O Supremo Tribunal Federal iniciou nesta quarta, 3, julgamento que determinará se existe no País o chamado 'direito ao esquecimento', no qual uma pessoa poderia proibir a exibição ou publicação de um fato ou acontecimento antigo, ainda que verdadeiro, para preservar a sua intimidade. O caso tem repercussão geral e poderá criar precedentes em relação à liberdade de acesso à informação e à atividade da imprensa, além de modular as decisões judiciais sobre o assunto em todo o País.
O ministro Dias Toffoli, relator do caso, iniciou a leitura de seu voto, mas deixou a conclusão para a sessão desta quinta, 4. Durante a sua fala, Toffoli fez uma avaliação histórica sobre o tema e não indicou seu posicionamento.
A Procuradoria-Geral da República (PGR) se manifestou contra o reconhecimento do direito ao esquecimento. "Se o que hoje é livre de se dizer, o tempo passará e essa liberdade caducará? Como se ela tivesse prazo de validade em uma sociedade livre e democrática?", questionou o vice-procurador-geral Humberto Jacques de Medeiros. "Mudar a verdade, mudar a realidade é assaz delicado, assaz perigoso. O direito de impor o silêncio sobre o já ocorrido é extremamente violento e de difícil controle".

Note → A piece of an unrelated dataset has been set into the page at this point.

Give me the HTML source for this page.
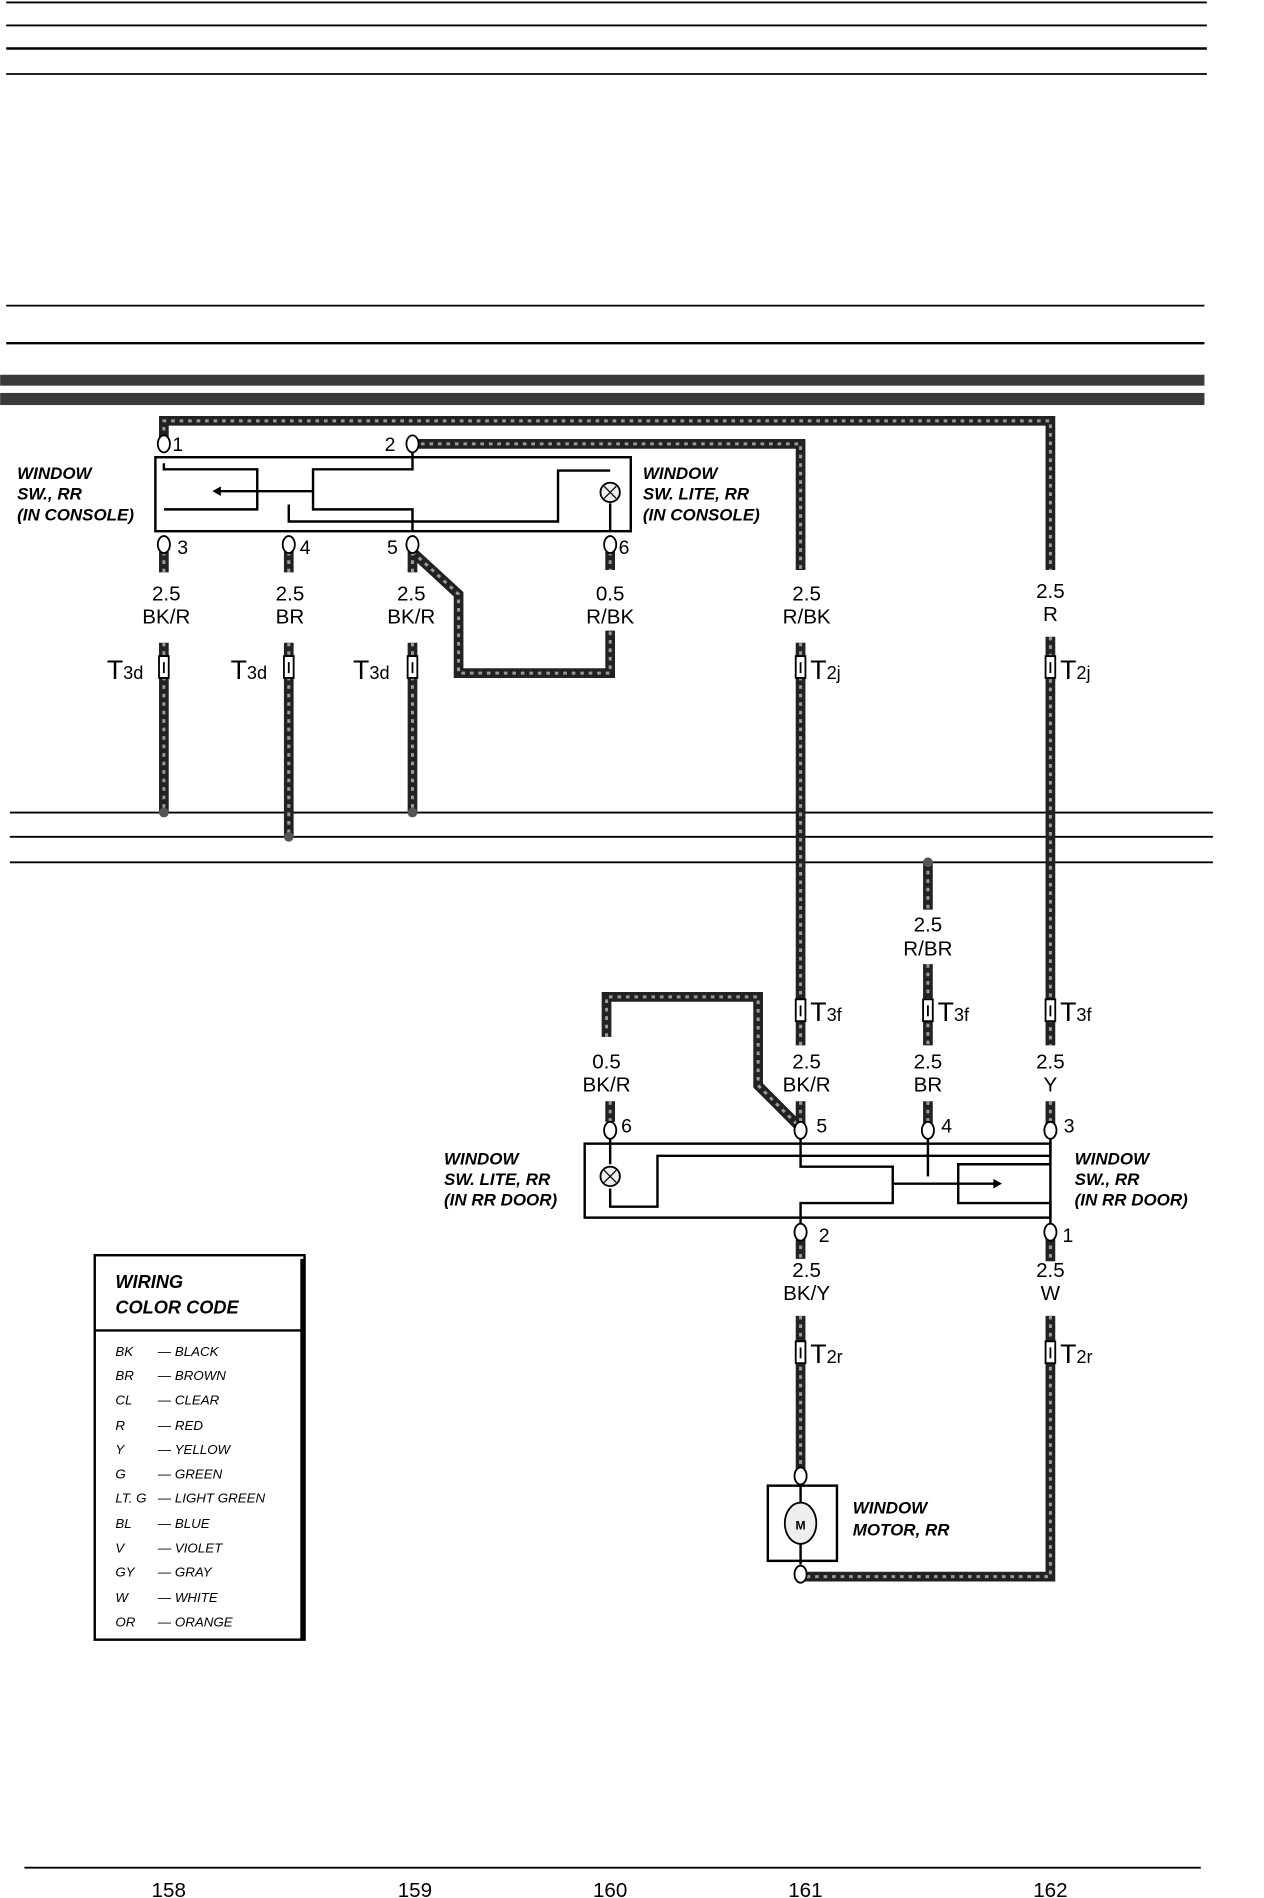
<!DOCTYPE html>
<html><head><meta charset="utf-8"><style>
html,body{margin:0;padding:0;background:#fff}
svg{display:block}
text{font-family:"Liberation Sans",sans-serif;fill:#000}
.lbl{font-size:17px;text-anchor:middle}
.it{font-size:14px;font-style:italic;font-weight:bold}
.lg{font-size:11px;font-style:italic}
</style></head><body>
<svg width="1264" height="1898" viewBox="0 0 1042 1565" xmlns="http://www.w3.org/2000/svg">
<defs>
<g id="conn"><rect x="-4" y="-9" width="8" height="18" fill="#fff" stroke="#000" stroke-width="1.5"/><line x1="0" y1="-4" x2="0" y2="5" stroke="#000" stroke-width="1.5"/></g>
<path id="w" d="M135 362V347H866V470M866 525V862M866 908V930M866 1020V1040M866 1085V1300H660
M340 366H660V470M660 530V862M660 908V930
M135 455V472M135 530V670M238 455V472M238 530V690M340 455V472M340 530V670M503 455V470
M340 455L378 490V555H503V520
M765 711V750M765 795V862M765 908V930
M500 855V822H625V895L660 930M503 908V925
M660 1020V1038M660 1085V1215"/>
</defs>
<g stroke="#000" stroke-width="1.5">
<line x1="5" y1="2" x2="995" y2="2"/><line x1="5" y1="21" x2="995" y2="21"/>
<line x1="5" y1="40" x2="995" y2="40" stroke-width="2"/><line x1="5" y1="61" x2="995" y2="61"/>
<line x1="5" y1="252" x2="993" y2="252"/><line x1="5" y1="283" x2="993" y2="283" stroke-width="2"/>
<line x1="8" y1="670" x2="1000" y2="670"/><line x1="8" y1="690" x2="1000" y2="690"/><line x1="8" y1="711" x2="1000" y2="711"/>
<line x1="20" y1="1540" x2="990" y2="1540"/>
</g>
<rect x="0" y="309" width="993" height="9" fill="#3a3a3a"/>
<rect x="0" y="324" width="993" height="10" fill="#3a3a3a"/>
<use href="#w" fill="none" stroke="#222" stroke-width="8"/>
<use href="#w" fill="none" stroke="#999" stroke-width="2.5" stroke-dasharray="3 4"/>
<!-- console switch -->
<rect x="128" y="377" width="392" height="61" fill="#fff" stroke="#000" stroke-width="2"/>
<g stroke="#000" stroke-width="2" fill="none">
<path d="M135 382V387H212V420H135"/><path d="M340 372V387H258V420H340V438"/>
<path d="M180 405H258M238 416V430H460V388H503"/><line x1="503" y1="415" x2="503" y2="438"/>
</g>
<circle cx="503" cy="406" r="8" fill="#eee" stroke="#000" stroke-width="1.5"/>
<path d="M498 401l10 10M508 401l-10 10" stroke="#000"/>
<path d="M175 405l7 -4v8z"/>
<g fill="#fff" stroke="#000" stroke-width="1.5">
<ellipse cx="135" cy="366" rx="5" ry="7"/><ellipse cx="340" cy="366" rx="5" ry="7"/>
<ellipse cx="135" cy="449" rx="5" ry="7"/><ellipse cx="238" cy="449" rx="5" ry="7"/><ellipse cx="340" cy="449" rx="5" ry="7"/><ellipse cx="503" cy="449" rx="5" ry="7"/>
</g>
<text x="142" y="372" style="font-size:16px">1</text><text x="317" y="372" style="font-size:16px">2</text>
<text x="146" y="457" style="font-size:16px">3</text><text x="247" y="457" style="font-size:16px">4</text><text x="319" y="457" style="font-size:16px">5</text><text x="510" y="457" style="font-size:16px">6</text>
<text class="it" x="14" y="395">WINDOW</text><text class="it" x="14" y="412">SW., RR</text><text class="it" x="14" y="429">(IN CONSOLE)</text>
<text class="it" x="530" y="395">WINDOW</text><text class="it" x="530" y="412">SW. LITE, RR</text><text class="it" x="530" y="429">(IN CONSOLE)</text>
<g class="lbl">
<text x="137" y="495">2.5</text><text x="137" y="514">BK/R</text>
<text x="239" y="495">2.5</text><text x="239" y="514">BR</text>
<text x="339" y="495">2.5</text><text x="339" y="514">BK/R</text>
<text x="503" y="495">0.5</text><text x="503" y="514">R/BK</text>
<text x="665" y="495">2.5</text><text x="665" y="514">R/BK</text>
<text x="866" y="493">2.5</text><text x="866" y="512">R</text>
<text x="765" y="768">2.5</text><text x="765" y="788">R/BR</text>
<text x="500" y="881">0.5</text><text x="500" y="900">BK/R</text>
<text x="665" y="881">2.5</text><text x="665" y="900">BK/R</text>
<text x="765" y="881">2.5</text><text x="765" y="900">BR</text>
<text x="866" y="881">2.5</text><text x="866" y="900">Y</text>
<text x="665" y="1053">2.5</text><text x="665" y="1072">BK/Y</text>
<text x="866" y="1053">2.5</text><text x="866" y="1072">W</text>
</g>
<g>
<use href="#conn" x="135" y="550"/><use href="#conn" x="238" y="550"/><use href="#conn" x="340" y="550"/>
<use href="#conn" x="660" y="550"/><use href="#conn" x="866" y="550"/>
<use href="#conn" x="660" y="833"/><use href="#conn" x="765" y="833"/><use href="#conn" x="866" y="833"/>
<use href="#conn" x="660" y="1115"/><use href="#conn" x="866" y="1115"/>
</g>
<g style="font-size:22px">
<text x="88" y="560">T<tspan style="font-size:15px">3d</tspan></text>
<text x="190" y="560">T<tspan style="font-size:15px">3d</tspan></text>
<text x="291" y="560">T<tspan style="font-size:15px">3d</tspan></text>
<text x="668" y="560">T<tspan style="font-size:15px">2j</tspan></text>
<text x="874" y="560">T<tspan style="font-size:15px">2j</tspan></text>
<text x="668" y="842">T<tspan style="font-size:15px">3f</tspan></text>
<text x="773" y="842">T<tspan style="font-size:15px">3f</tspan></text>
<text x="874" y="842">T<tspan style="font-size:15px">3f</tspan></text>
<text x="668" y="1124">T<tspan style="font-size:15px">2r</tspan></text>
<text x="874" y="1124">T<tspan style="font-size:15px">2r</tspan></text>
</g>
<g fill="#555"><circle cx="135" cy="670" r="4"/><circle cx="238" cy="690" r="4"/><circle cx="340" cy="670" r="4"/><circle cx="765" cy="711" r="4"/></g>
<!-- door switch -->
<rect x="482" y="943" width="384" height="61" fill="#fff" stroke="#000" stroke-width="2"/>
<g stroke="#000" stroke-width="2" fill="none">
<path d="M503 938V960M503 980V995H542V953H866V938"/>
<path d="M660 938V962H736V992H660V1012"/><path d="M765 938V960M765 960V970"/>
<path d="M866 960H790V992H866V1012"/><path d="M736 976H820"/>
</g>
<circle cx="503" cy="970" r="8" fill="#eee" stroke="#000" stroke-width="1.5"/>
<path d="M498 965l10 10M508 965l-10 10" stroke="#000"/>
<path d="M826 976l-7 -4v8z"/>
<g fill="#fff" stroke="#000" stroke-width="1.5">
<ellipse cx="503" cy="932" rx="5" ry="7"/><ellipse cx="660" cy="932" rx="5" ry="7"/><ellipse cx="765" cy="932" rx="5" ry="7"/><ellipse cx="866" cy="932" rx="5" ry="7"/>
<ellipse cx="660" cy="1016" rx="5" ry="7"/><ellipse cx="866" cy="1016" rx="5" ry="7"/>
<ellipse cx="660" cy="1217" rx="5" ry="7"/><ellipse cx="660" cy="1298" rx="5" ry="7"/>
</g>
<text x="512" y="934" style="font-size:16px">6</text><text x="673" y="934" style="font-size:16px">5</text><text x="776" y="934" style="font-size:16px">4</text><text x="877" y="934" style="font-size:16px">3</text>
<text x="675" y="1024" style="font-size:16px">2</text><text x="876" y="1024" style="font-size:16px">1</text>
<text class="it" x="366" y="960">WINDOW</text><text class="it" x="366" y="977">SW. LITE, RR</text><text class="it" x="366" y="994">(IN RR DOOR)</text>
<text class="it" x="886" y="960">WINDOW</text><text class="it" x="886" y="977">SW., RR</text><text class="it" x="886" y="994">(IN RR DOOR)</text>
<!-- motor -->
<rect x="633" y="1225" width="57" height="62" fill="#fff" stroke="#000" stroke-width="2"/>
<line x1="660" y1="1224" x2="660" y2="1290" stroke="#000" stroke-width="2"/>
<ellipse cx="660" cy="1256" rx="13" ry="17" fill="#eee" stroke="#000" stroke-width="1.5"/>
<text x="660" y="1261" style="font-size:10px;text-anchor:middle;font-weight:bold">M</text>
<text class="it" x="703" y="1248">WINDOW</text><text class="it" x="703" y="1266">MOTOR, RR</text>
<!-- legend -->
<rect x="78" y="1035" width="173" height="317" fill="#fff" stroke="#000" stroke-width="2"/>
<line x1="78" y1="1097" x2="251" y2="1097" stroke="#000" stroke-width="2"/>
<line x1="249" y1="1038" x2="249" y2="1352" stroke="#000" stroke-width="3"/>
<text class="it" x="95" y="1062" style="font-size:15px">WIRING</text><text class="it" x="95" y="1083" style="font-size:15px">COLOR CODE</text>
<g class="lg">
<text x="95" y="1118">BK</text><text x="130" y="1118">— BLACK</text>
<text x="95" y="1138">BR</text><text x="130" y="1138">— BROWN</text>
<text x="95" y="1158">CL</text><text x="130" y="1158">— CLEAR</text>
<text x="95" y="1179">R</text><text x="130" y="1179">— RED</text>
<text x="95" y="1199">Y</text><text x="130" y="1199">— YELLOW</text>
<text x="95" y="1219">G</text><text x="130" y="1219">— GREEN</text>
<text x="95" y="1239">LT. G</text><text x="130" y="1239">— LIGHT GREEN</text>
<text x="95" y="1260">BL</text><text x="130" y="1260">— BLUE</text>
<text x="95" y="1280">V</text><text x="130" y="1280">— VIOLET</text>
<text x="95" y="1300">GY</text><text x="130" y="1300">— GRAY</text>
<text x="95" y="1321">W</text><text x="130" y="1321">— WHITE</text>
<text x="95" y="1341">OR</text><text x="130" y="1341">— ORANGE</text>
</g>
<g class="lbl">
<text x="139" y="1564">158</text><text x="342" y="1564">159</text><text x="503" y="1564">160</text><text x="664" y="1564">161</text><text x="866" y="1564">162</text>
</g>
</svg>
</body></html>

O caso concreto envolve a ação movida pela família de Aída Curi, assassinada em 1958 no Rio de Janeiro. O crime foi amplamente noticiado à época e, em 2004, o programa 'Linha Direta', da TV Globo, reconstituiu os acontecimentos. Inicialmente, a família de Curi solicitou que o episódio não fosse ao ar e, após a sua exibição, acionou a Justiça em busca de indenizações e pelo 'direito ao esquecimento' do caso.
O debate, porém, esbarra na liberdade de expressão, direito à informação e à atividade da imprensa. Organizações que discutem estes temas se manifestaram no Supremo pelo risco de que o direito ao esquecimento, uma vez reconhecido, seja usado por políticos e figuras públicas do Poder para retirar conteúdos negativos sobre suas carreiras do ar por meio de ações judiciais.
"Caso o direito ao esquecimento seja reconhecido, a decisão irá beneficiar as pessoas que tentam esconder informação da população", afirmou a advogada Taís Gasparian, que falou em nome da Associação Brasileira de Jornalismo Investigativo (Abraji).
O advogado que representa a família Curi, Roberto Algranti Filho, afirmou que o programa sobre o caso Aída Curi foi 'muito pouco cuidadoso' e que a família teria o direito de não ter o crime relembrado sob risco de causar 'perpetuação de uma dor'. Segundo ele, o argumento de que o reconhecimento do direito ao esquecimento não atingiria a atividade da imprensa não se sustentaria.
"Refuto o argumento baseado de que políticos tentarão apagar seus malfeitos. Eles poderão até tentar, mas dificilmente conseguirão o direito ao esquecimento dada a relevância social e política do controle das atividades políticas por parte da imprensa", frisou.
O advogado Gustavo Binenbojm, que representou a Globo, afirmou ao Supremo que o reconhecimento do direito ao esquecimento equivaleria a uma 'amnésia coletiva'. "A Constituição prevê a liberdade de informar e de ser informado, independente de censura ou licença de quem quer que seja, de vítimas ou algozes, de autoridades públicas ou de pessoas privadas", afirmou.
A sessão será retomada nesta quinta, 4, com o voto de Toffoli e dos demais ministros da Corte. O ministro Luís Roberto Barroso já se declarou suspeito e não se manifestará no caso. O ministro Marco Aurélio Mello, que está internado após passar por uma cirurgia no ombro, também não deverá participar da sessão desta quinta.
Entidades de direito defenderam o esquecimento. Durante o julgamento, entidades de direito defenderam o reconhecimento do 'direito ao esquecimento' no Brasil. Segundo Anderson Schreiber, do Instituto Brasileiro de Direito Civil (IBDCivil), a ausência de uma decisão do Supremo deixaria o direito à privacidade 'sem qualquer proteção'.
O advogado deu como exemplo o caso de pessoas que são denunciadas e, no final do processo, inocentadas e absolvidas pela Justiça. Segundo Schereiber, o reconhecimento do esquecimento não significaria a supressão de informações ou registros históricos, mas sim garantir, em alguns casos, a atualização de informações.
O ex-ministro José Eduardo Cardozo, que falou pelo Pluris - Instituto de Direito Partidário e Político, também defendeu o reconhecimento do direito ao esquecimento como 'fins de demarcação do que pode ou não ser feito em um Estado Democrático de Direito'.